▶ [EXERCISE GOAL] Omit every picture, and retype the lines that run from the beginning of the data below through the line containing "(market) [panel, minimum", inclusive.

▶ [SOURCE DATA]
• • • •
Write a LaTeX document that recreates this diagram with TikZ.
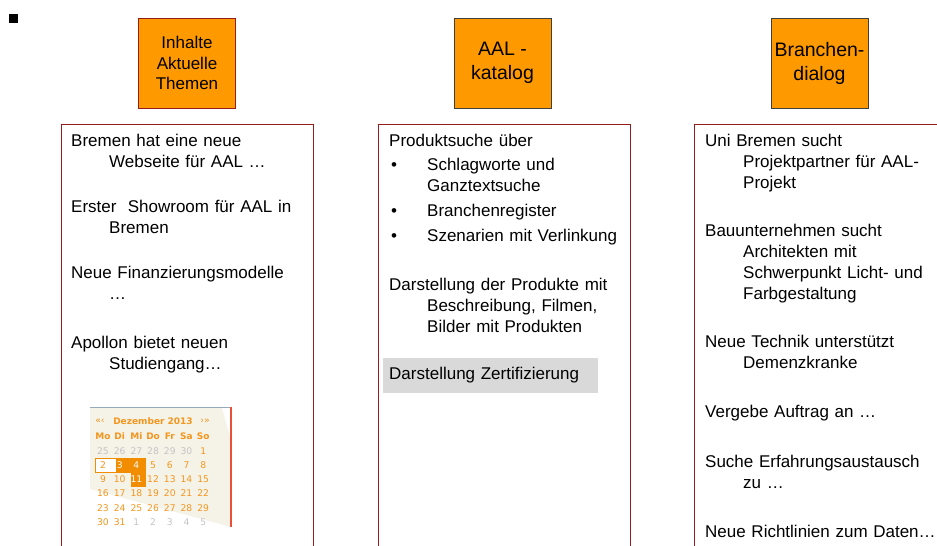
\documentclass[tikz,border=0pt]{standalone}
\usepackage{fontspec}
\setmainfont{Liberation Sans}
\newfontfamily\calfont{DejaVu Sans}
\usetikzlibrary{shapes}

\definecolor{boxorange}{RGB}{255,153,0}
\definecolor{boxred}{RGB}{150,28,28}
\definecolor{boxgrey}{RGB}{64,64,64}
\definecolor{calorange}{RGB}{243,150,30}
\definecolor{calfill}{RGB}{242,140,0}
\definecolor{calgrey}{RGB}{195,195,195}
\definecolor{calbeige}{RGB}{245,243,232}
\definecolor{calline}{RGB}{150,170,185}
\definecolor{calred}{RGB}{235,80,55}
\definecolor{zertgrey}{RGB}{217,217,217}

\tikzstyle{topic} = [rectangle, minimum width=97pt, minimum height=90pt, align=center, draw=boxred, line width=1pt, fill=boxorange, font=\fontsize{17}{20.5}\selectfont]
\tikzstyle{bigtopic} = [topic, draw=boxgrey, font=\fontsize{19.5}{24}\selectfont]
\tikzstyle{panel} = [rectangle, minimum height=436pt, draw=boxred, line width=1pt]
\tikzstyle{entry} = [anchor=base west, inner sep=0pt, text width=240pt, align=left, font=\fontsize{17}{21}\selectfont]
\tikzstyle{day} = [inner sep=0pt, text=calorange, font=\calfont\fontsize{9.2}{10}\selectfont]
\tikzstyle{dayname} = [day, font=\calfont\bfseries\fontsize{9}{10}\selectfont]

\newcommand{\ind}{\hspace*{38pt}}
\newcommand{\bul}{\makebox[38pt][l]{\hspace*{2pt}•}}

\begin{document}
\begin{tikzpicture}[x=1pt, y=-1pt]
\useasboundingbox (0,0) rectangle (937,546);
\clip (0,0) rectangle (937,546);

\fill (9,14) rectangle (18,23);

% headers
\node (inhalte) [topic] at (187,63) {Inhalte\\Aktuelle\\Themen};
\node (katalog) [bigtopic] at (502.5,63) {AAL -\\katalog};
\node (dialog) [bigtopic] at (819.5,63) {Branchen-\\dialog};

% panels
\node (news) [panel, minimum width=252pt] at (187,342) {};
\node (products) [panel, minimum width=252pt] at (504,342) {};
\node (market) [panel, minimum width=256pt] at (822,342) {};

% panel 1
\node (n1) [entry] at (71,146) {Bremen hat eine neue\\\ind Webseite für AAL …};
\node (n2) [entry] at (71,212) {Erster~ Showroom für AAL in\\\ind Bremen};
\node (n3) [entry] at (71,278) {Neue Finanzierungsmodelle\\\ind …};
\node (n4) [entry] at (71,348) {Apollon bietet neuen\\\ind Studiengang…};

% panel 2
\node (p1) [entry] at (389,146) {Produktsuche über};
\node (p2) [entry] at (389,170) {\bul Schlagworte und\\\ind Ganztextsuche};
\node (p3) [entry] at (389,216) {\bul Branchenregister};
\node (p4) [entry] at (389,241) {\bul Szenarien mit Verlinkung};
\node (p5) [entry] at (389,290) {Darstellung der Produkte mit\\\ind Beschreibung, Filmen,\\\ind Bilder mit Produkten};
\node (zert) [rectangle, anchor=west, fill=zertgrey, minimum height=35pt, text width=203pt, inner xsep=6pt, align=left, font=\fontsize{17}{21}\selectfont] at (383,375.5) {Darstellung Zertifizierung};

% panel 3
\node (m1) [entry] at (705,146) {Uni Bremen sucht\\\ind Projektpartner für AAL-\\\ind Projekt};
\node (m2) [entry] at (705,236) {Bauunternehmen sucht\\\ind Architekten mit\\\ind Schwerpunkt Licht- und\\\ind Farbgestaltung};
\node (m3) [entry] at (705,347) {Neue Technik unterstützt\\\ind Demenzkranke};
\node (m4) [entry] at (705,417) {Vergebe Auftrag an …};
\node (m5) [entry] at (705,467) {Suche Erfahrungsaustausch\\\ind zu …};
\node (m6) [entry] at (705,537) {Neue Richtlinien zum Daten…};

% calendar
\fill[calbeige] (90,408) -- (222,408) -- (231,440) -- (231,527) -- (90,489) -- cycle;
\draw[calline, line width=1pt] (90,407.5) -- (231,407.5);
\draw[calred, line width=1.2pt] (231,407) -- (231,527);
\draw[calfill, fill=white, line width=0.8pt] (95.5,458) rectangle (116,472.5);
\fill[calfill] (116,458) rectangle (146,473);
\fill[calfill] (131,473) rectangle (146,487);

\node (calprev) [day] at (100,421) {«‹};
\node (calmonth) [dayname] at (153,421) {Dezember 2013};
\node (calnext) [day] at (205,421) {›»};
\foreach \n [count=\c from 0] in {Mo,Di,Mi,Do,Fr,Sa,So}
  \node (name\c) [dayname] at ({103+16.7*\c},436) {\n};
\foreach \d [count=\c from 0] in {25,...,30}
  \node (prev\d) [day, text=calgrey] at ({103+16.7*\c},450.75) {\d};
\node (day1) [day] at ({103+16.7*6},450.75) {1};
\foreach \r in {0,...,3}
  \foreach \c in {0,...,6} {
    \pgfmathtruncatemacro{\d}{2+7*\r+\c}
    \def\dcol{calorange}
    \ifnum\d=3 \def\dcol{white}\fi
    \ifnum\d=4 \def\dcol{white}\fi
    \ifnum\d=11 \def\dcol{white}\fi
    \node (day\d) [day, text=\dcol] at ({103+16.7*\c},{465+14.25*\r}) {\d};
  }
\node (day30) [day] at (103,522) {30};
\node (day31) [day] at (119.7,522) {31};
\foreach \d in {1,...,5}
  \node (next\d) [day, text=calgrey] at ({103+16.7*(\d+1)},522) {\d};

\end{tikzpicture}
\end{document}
• • • •
▶ [EXERCISE ANSWER]
Write a LaTeX document that recreates this diagram with TikZ.
\documentclass[tikz,border=0pt]{standalone}
\usepackage{fontspec}
\setmainfont{Liberation Sans}
\newfontfamily\calfont{DejaVu Sans}
\usetikzlibrary{shapes}

\definecolor{boxorange}{RGB}{255,153,0}
\definecolor{boxred}{RGB}{150,28,28}
\definecolor{boxgrey}{RGB}{64,64,64}
\definecolor{calorange}{RGB}{243,150,30}
\definecolor{calfill}{RGB}{242,140,0}
\definecolor{calgrey}{RGB}{195,195,195}
\definecolor{calbeige}{RGB}{245,243,232}
\definecolor{calline}{RGB}{150,170,185}
\definecolor{calred}{RGB}{235,80,55}
\definecolor{zertgrey}{RGB}{217,217,217}

\tikzstyle{topic} = [rectangle, minimum width=97pt, minimum height=90pt, align=center, draw=boxred, line width=1pt, fill=boxorange, font=\fontsize{17}{20.5}\selectfont]
\tikzstyle{bigtopic} = [topic, draw=boxgrey, font=\fontsize{19.5}{24}\selectfont]
\tikzstyle{panel} = [rectangle, minimum height=436pt, draw=boxred, line width=1pt]
\tikzstyle{entry} = [anchor=base west, inner sep=0pt, text width=240pt, align=left, font=\fontsize{17}{21}\selectfont]
\tikzstyle{day} = [inner sep=0pt, text=calorange, font=\calfont\fontsize{9.2}{10}\selectfont]
\tikzstyle{dayname} = [day, font=\calfont\bfseries\fontsize{9}{10}\selectfont]

\newcommand{\ind}{\hspace*{38pt}}
\newcommand{\bul}{\makebox[38pt][l]{\hspace*{2pt}•}}

\begin{document}
\begin{tikzpicture}[x=1pt, y=-1pt]
\useasboundingbox (0,0) rectangle (937,546);
\clip (0,0) rectangle (937,546);

\fill (9,14) rectangle (18,23);

% headers
\node (inhalte) [topic] at (187,63) {Inhalte\\Aktuelle\\Themen};
\node (katalog) [bigtopic] at (502.5,63) {AAL -\\katalog};
\node (dialog) [bigtopic] at (819.5,63) {Branchen-\\dialog};

% panels
\node (news) [panel, minimum width=252pt] at (187,342) {};
\node (products) [panel, minimum width=252pt] at (504,342) {};
\node (market) [panel, minimum width=256pt] at (822,342) {};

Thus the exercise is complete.